While I can be critical of how slow the planning process is, the ordinary citizen is entitled. It is the same up and down the country with EirGrid and overhead power lines for the North-South interconnector and wind turbines. It is the same carry on. Communities are being ridden over roughshod.

I am disappointed that there is nothing in the Bill to stop a retired official or an official who leaves early from joining a planning company. This happened recently in our area in the middle of the EirGrid battle when a senior member of An Bord Pleanála was appointed chairman of EirGrid. That sends out desperate signals. He might be the most honest man in the country, but he has influence. He knows the pitfalls and how to get around An Bord Pleanála. How it happened was disgusting, but that is happening all of the time. The greatest evidence of this was in Irish Water, which had three or four retired county managers as well as others. Some did not leave a blaze of glory behind in the areas from which they came. I could name them. They were pushed into Irish Water. Thank God that they are being weeded out. There were some good ones in there as well. There must be strict legislation. There should be at least five years of a buffer between leaving a planning office or a State board, for example, An Bord Pleanála, and getting a top job in a semi-private company like EirGrid. There has to be. There is too much temptation.
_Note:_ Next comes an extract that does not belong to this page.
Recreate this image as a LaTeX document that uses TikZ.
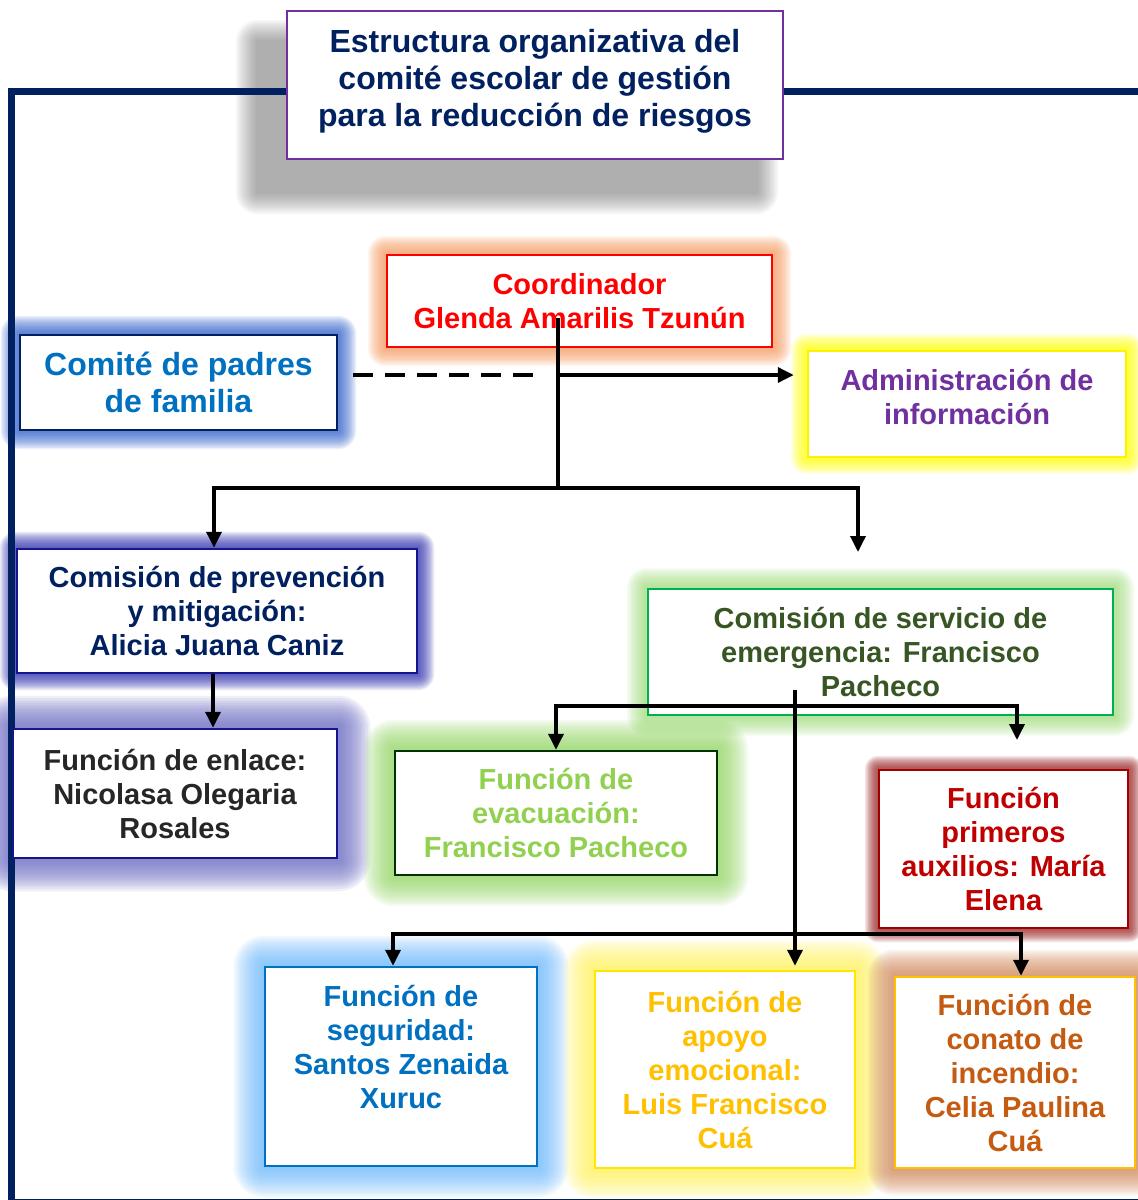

We gave the Mahon tribunal a long time, it has been four years or longer since we received its report and it had a cost, but here we are doing this. What about the basic issues? People can have no trust or faith in the process. We are not dealing with that situation in this legislation. We should have dealt with it. It sends out the wrong message and only proves what people know, namely, if one is a big business, one can do what one likes.
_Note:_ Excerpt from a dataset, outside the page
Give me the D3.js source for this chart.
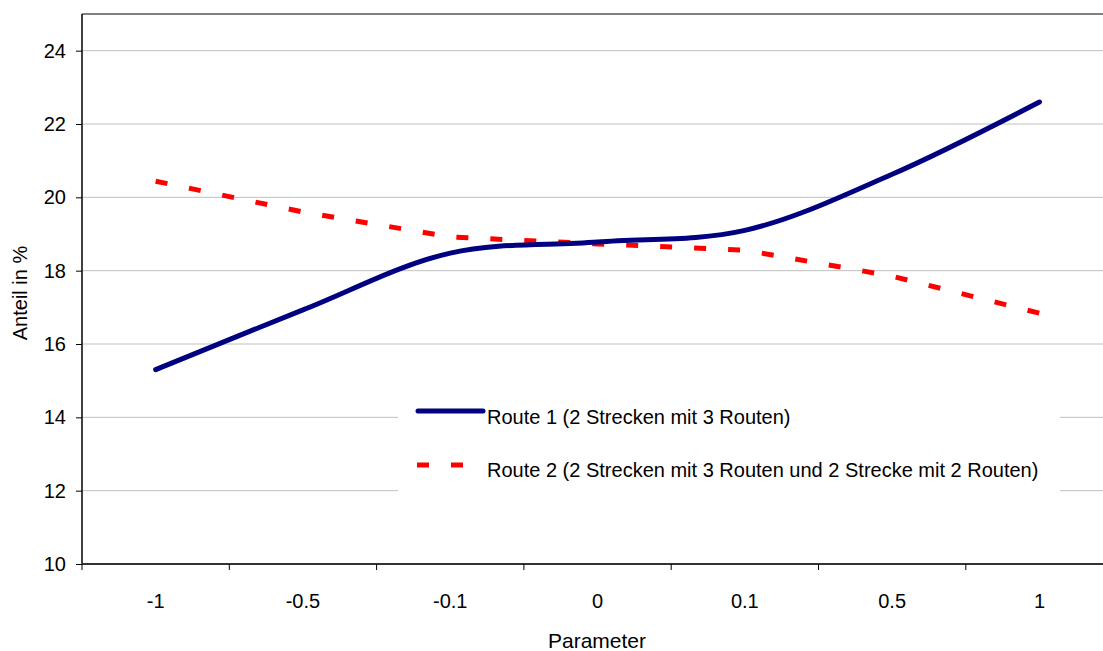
<!DOCTYPE html>
<html>
<head>
<meta charset="utf-8">
<script src="https://cdn.jsdelivr.net/npm/d3@7"></script>
<style>
  body { margin: 0; background: #fff; }
  text { font-family: Arial, "Liberation Sans", sans-serif; fill: #000; }
</style>
</head>
<body>
<svg id="chart" width="1103" height="651"></svg>
<script>
// data
const categories = ["-1", "-0.5", "-0.1", "0", "0.1", "0.5", "1"];
const route1 = [15.3, 16.93, 18.48, 18.78, 19.1, 20.63, 22.6];
const route2 = [20.44, 19.6, 18.92, 18.73, 18.56, 17.85, 16.84];
const yTicks = [10, 12, 14, 16, 18, 20, 22, 24];
const seriesNames = ["Route 1 (2 Strecken mit 3 Routen)", "Route 2 (2 Strecken mit 3 Routen und 2 Strecke mit 2 Routen)"];

const margin = {top: 14, left: 82};
const plotBottom = 564;
const step = 147.3;

const svg = d3.select("#chart");

const xScale = d3.scaleBand().domain(categories).range([margin.left, margin.left + step * categories.length]);
const yScale = d3.scaleLinear().domain([10, 25]).range([plotBottom, margin.top]);
const xMid = d => xScale(d) + xScale.bandwidth() / 2;

// gridlines
svg.append("g").selectAll("line")
  .data(yTicks.filter(t => t > 10))
  .join("line")
  .attr("x1", margin.left).attr("x2", 1103)
  .attr("y1", d => yScale(d)).attr("y2", d => yScale(d))
  .attr("stroke", "#c0c0c0").attr("stroke-width", 1);

// top frame
svg.append("line")
  .attr("x1", margin.left).attr("x2", 1103)
  .attr("y1", margin.top).attr("y2", margin.top)
  .attr("stroke", "#808080").attr("stroke-width", 2);

// y axis
const yAxis = d3.axisLeft(yScale).tickValues(yTicks).tickSize(6).tickPadding(10).tickSizeOuter(0);
const gy = svg.append("g").attr("transform", `translate(${margin.left},0)`).call(yAxis);
gy.select(".domain").attr("stroke", "#000").attr("stroke-width", 1.5)
  .attr("d", `M0,${margin.top}V${plotBottom}`);
gy.selectAll(".tick line").attr("stroke", "#000");
gy.selectAll(".tick text").style("font-size", "20px").style("font-family", "Arial, 'Liberation Sans', sans-serif");

// x axis: ticks at category boundaries, labels at centres
const bounds = categories.map(c => xScale(c)).concat([xScale.range()[1]]);
const gx = svg.append("g");
gx.append("line")
  .attr("x1", margin.left).attr("x2", 1103)
  .attr("y1", plotBottom).attr("y2", plotBottom)
  .attr("stroke", "#333").attr("stroke-width", 2);
gx.selectAll(".xt")
  .data(bounds)
  .join("line")
  .attr("class", "xt")
  .attr("x1", d => d).attr("x2", d => d)
  .attr("y1", plotBottom).attr("y2", plotBottom + 6)
  .attr("stroke", "#000");
gx.selectAll(".xl")
  .data(categories)
  .join("text")
  .attr("class", "xl")
  .attr("x", d => xMid(d))
  .attr("y", 608)
  .attr("text-anchor", "middle")
  .style("font-size", "20px")
  .text(d => d);

// axis titles
svg.append("text")
  .attr("x", 597).attr("y", 648)
  .attr("text-anchor", "middle")
  .style("font-size", "21px")
  .text("Parameter");
svg.append("text")
  .attr("transform", "translate(27,293) rotate(-90)")
  .attr("text-anchor", "middle")
  .style("font-size", "20px")
  .text("Anteil in %");

// lines
const line1 = d3.line().x((d, i) => xMid(categories[i])).y(d => yScale(d)).curve(d3.curveCatmullRom.alpha(0.5));
const line2 = d3.line().x((d, i) => xMid(categories[i])).y(d => yScale(d));

svg.append("path")
  .datum(route2)
  .attr("d", line2)
  .attr("fill", "none")
  .attr("stroke", "#ff0000")
  .attr("stroke-width", 5)
  .attr("stroke-dasharray", "12,22");

svg.append("path")
  .datum(route1)
  .attr("d", line1)
  .attr("fill", "none")
  .attr("stroke", "#000080")
  .attr("stroke-width", 5)
  .attr("stroke-linecap", "round")
  .attr("stroke-linejoin", "round");

// legend
const legend = svg.append("g");
legend.append("rect")
  .attr("x", 398).attr("y", 384).attr("width", 662).attr("height", 126)
  .attr("fill", "#fff");
legend.append("line")
  .attr("x1", 418).attr("x2", 483).attr("y1", 411).attr("y2", 411)
  .attr("stroke", "#000080").attr("stroke-width", 5).attr("stroke-linecap", "round");
legend.append("line")
  .attr("x1", 417).attr("x2", 463).attr("y1", 465).attr("y2", 465)
  .attr("stroke", "#ff0000").attr("stroke-width", 5).attr("stroke-dasharray", "12,22");
legend.selectAll(".lt")
  .data(seriesNames)
  .join("text")
  .attr("class", "lt")
  .attr("x", 487)
  .attr("y", (d, i) => i === 0 ? 424 : 477)
  .style("font-size", "20px")
  .text(d => d);
</script>
</body>
</html>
It is the same in my county, east Cork, west Waterford and south Kilkenny with large racing conglomerates. They have done a great job with the racing and are buying up every perch of land. They are buying houses, cottages and everything else and doing them up. That is the power of money. They bring bulldozers in the next day without any planning application and transform the place. The Minister should have dealt with this because we have major issues with development on flood plains. A fellow rang me today. He was looking for a house in a rural parish. He was told by the planners that it was on a flood plain, but if it got flooded, we would all be on the ark. The 100-year flood plans are there. They have to be brought in now. The guidelines for these are not published. When are they going to be published so that we will know about the flood plains? Insurance companies are using them as an excuse not to insure. We were told two years ago that flood plain risk assessments would be published, but they have not been.

The changes in land use, demographics, the removal of fences and the demolition of drainage should be covered by this Bill. If one puts a bulldozer in a field, one will lose natural drainage. This has an impact on flooding, making it worse because water travels and many of those fences were carefully constructed, but they are being blown out of it by the power of money and machinery.
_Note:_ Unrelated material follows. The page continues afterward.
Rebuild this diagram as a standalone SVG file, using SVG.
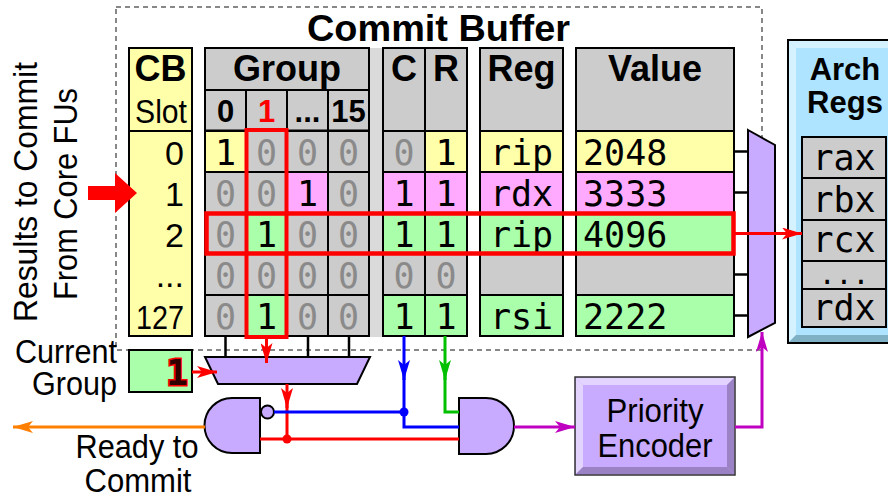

There are many weaknesses in the legislation. We should make haste slowly to address many of the issues that the Minister has examined. He is bringing us to somewhere in Dublin in the next day or so to look at an estate.

I mentioned career people hopping from State bodies to local authorities to An Bord Pleanála and back. An Bord Pleanála is transparent and above reproach, we are told, but countless times an inspector's report has been overturned by the board. The Minister has seen it happen. I have seen it happen. An Bord Pleanála is paying the inspector. The inspector is supposed to be a qualified person. I know some of them and they are. When an inspector makes an honest report, it is rubbished. It is not expedient enough and is overruled by the board. We need a great deal more insight into that so as to ensure a more transparent process in dealing with issues.

The costs cannot be prohibitive either. I know there is NIMBYism about many issues, but we must separate the wheat from the chaff and ensure that making legitimate submissions is not prohibitive and local communities are listened to. They are not being listened to concerning wind farms and pylons. EirGrid did not consult the community. It came in top heavy and bulldozed. We need a greater response from planning authorities and An Bord Pleanála to deal with issues of that magnitude.

The big bugbear is money and greed, or even big money and big greed. Farmers, who are currently hard-pressed, are offered so much per year per pylon on their land. It is an attitude of divide and conquer from these companies, with expertise, mar dhea, brought in from other countries. These are projects that have failed in other countries in the past 25 years but we are looking at them as if they are a new and great idea that has just arrived.

I thank the Acting Chairman for his forbearance. There are many shortcomings in the Bill. It cannot all be about the Mahon tribunal but it is meant to put clothes on the Mahon skeleton. It has not done so. It is meant to facilitate the fast-tracking of some developments and achieve some transparency. That has not been happening. It is the ordinary cottier, the man and woman building a house, who must go through planning hoops. They are easy prey. There are many good developers but it is the rogue fellows that left abominable messes that cannot be touched. We have challenged the authorities at meetings and they have told us they were too busy, there was not enough enforcement, this or that. The bonds were ridiculous and the bonds they could put in place cannot be retrieved.

Surely to God we should get more legal advice on this. We have legal advice in every county council in the country that is very well paid. There is a letter written to a farmer about a patch of land or a road and the legal advisers get a good stipend from it. We are getting very poor value for buck for the public with these planning issues and enforcement. These authorities can make sure an ordinary person has built a pier at an entrance that he or she was supposed to - we want safety above anything else - but they ignore the big developers.